Re: [PATCH-tip] sched: Fix use-after-free bug in dup_user_cpus_ptr()

From: Waiman Long
Date: Fri Dec 02 2022 - 09:32:09 EST


On 12/2/22 05:18, Will Deacon wrote:
On Thu, Dec 01, 2022 at 12:03:39PM -0500, Waiman Long wrote:
On 12/1/22 08:44, Will Deacon wrote:
On Sun, Nov 27, 2022 at 08:44:41PM -0500, Waiman Long wrote:
Since commit 07ec77a1d4e8 ("sched: Allow task CPU affinity to be
restricted on asymmetric systems"), the setting and clearing of
user_cpus_ptr are done under pi_lock for arm64 architecture. However,
dup_user_cpus_ptr() accesses user_cpus_ptr without any lock
protection. When racing with the clearing of user_cpus_ptr in
__set_cpus_allowed_ptr_locked(), it can lead to user-after-free and
double-free in arm64 kernel.

Commit 8f9ea86fdf99 ("sched: Always preserve the user requested
cpumask") fixes this problem as user_cpus_ptr, once set, will never
be cleared in a task's lifetime. However, this bug was re-introduced
in commit 851a723e45d1 ("sched: Always clear user_cpus_ptr in
do_set_cpus_allowed()") which allows the clearing of user_cpus_ptr in
do_set_cpus_allowed(). This time, it will affect all arches.

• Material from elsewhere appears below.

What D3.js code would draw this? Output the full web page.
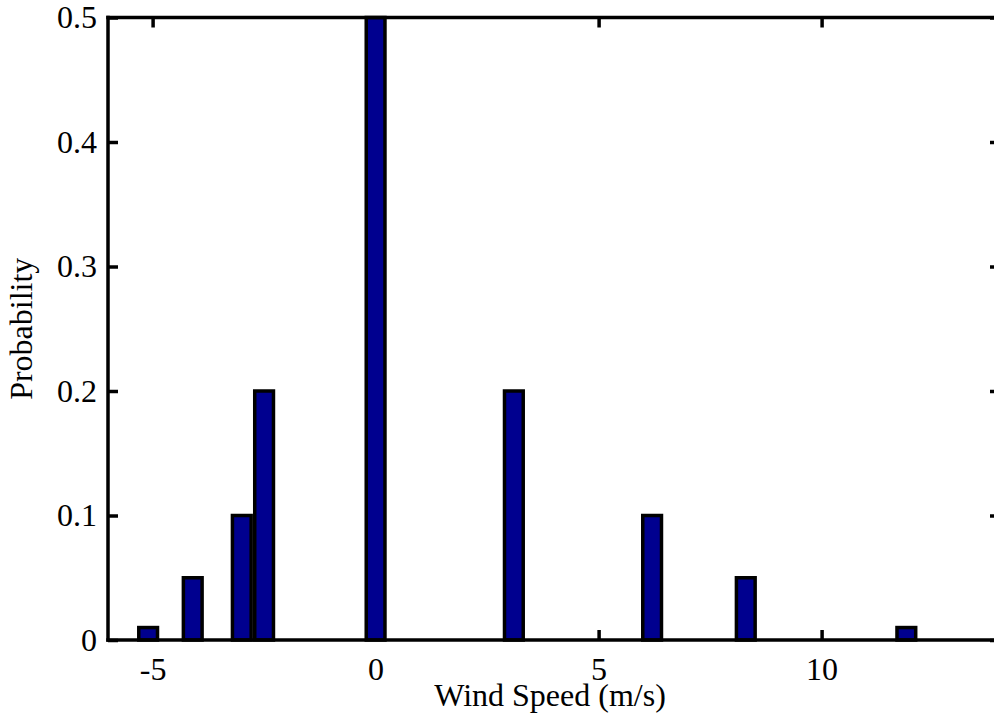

Fix this bug by always clearing the user_cpus_ptr of the newly
cloned/forked task before the copying process starts and check the
user_cpus_ptr state of the source task under pi_lock.

Note to stable, this patch won't be applicable to stable releases.
Just copy the new dup_user_cpus_ptr() function over.

Fixes: 07ec77a1d4e8 ("sched: Allow task CPU affinity to be restricted on asymmetric systems")
Fixes: 851a723e45d1 ("sched: Always clear user_cpus_ptr in do_set_cpus_allowed()")
CC: stable@xxxxxxxxxxxxxxx
Reported-by: David Wang 王标 <wangbiao3@xxxxxxxxxx>
Signed-off-by: Waiman Long <longman@xxxxxxxxxx>
---
kernel/sched/core.c | 32 ++++++++++++++++++++++++++++----
1 file changed, 28 insertions(+), 4 deletions(-)
As per my comments on the previous version of this patch:

https://lore.kernel.org/lkml/20221201133602.GB28489@willie-the-truck/T/#t

I think there are other issues to fix when racing affinity changes with
fork() too.
It is certainly possible that there are other bugs hiding somewhere:-)
Right, but I actually took the time to hit the same race for the other
affinity mask field so it seems a bit narrow-minded for us just to fix the
one issue.

I focused on this particular one because of a double-free bug report from David. What other fields have you found to be subjected to data race?


diff --git a/kernel/sched/core.c b/kernel/sched/core.c
index 8df51b08bb38..f2b75faaf71a 100644
--- a/kernel/sched/core.c
+++ b/kernel/sched/core.c
@@ -2624,19 +2624,43 @@ void do_set_cpus_allowed(struct task_struct *p, const struct cpumask *new_mask)
int dup_user_cpus_ptr(struct task_struct *dst, struct task_struct *src,
int node)
{
+ cpumask_t *user_mask;
unsigned long flags;
+ /*
+ * Always clear dst->user_cpus_ptr first as their user_cpus_ptr's
+ * may differ by now due to racing.
+ */
+ dst->user_cpus_ptr = NULL;
+
+ /*
+ * This check is racy and losing the race is a valid situation.
+ * It is not worth the extra overhead of taking the pi_lock on
+ * every fork/clone.
+ */
if (!src->user_cpus_ptr)
return 0;
data_race() ?
Race is certainly possible, but the clearing of user_cpus_ptr before will
mitigate any risk.
Sorry, I meant let's wrap this access in the data_race() macro and add a
comment so that KCSAN won't report the false positive.

Good point. I should have done that.

Thanks,
Longman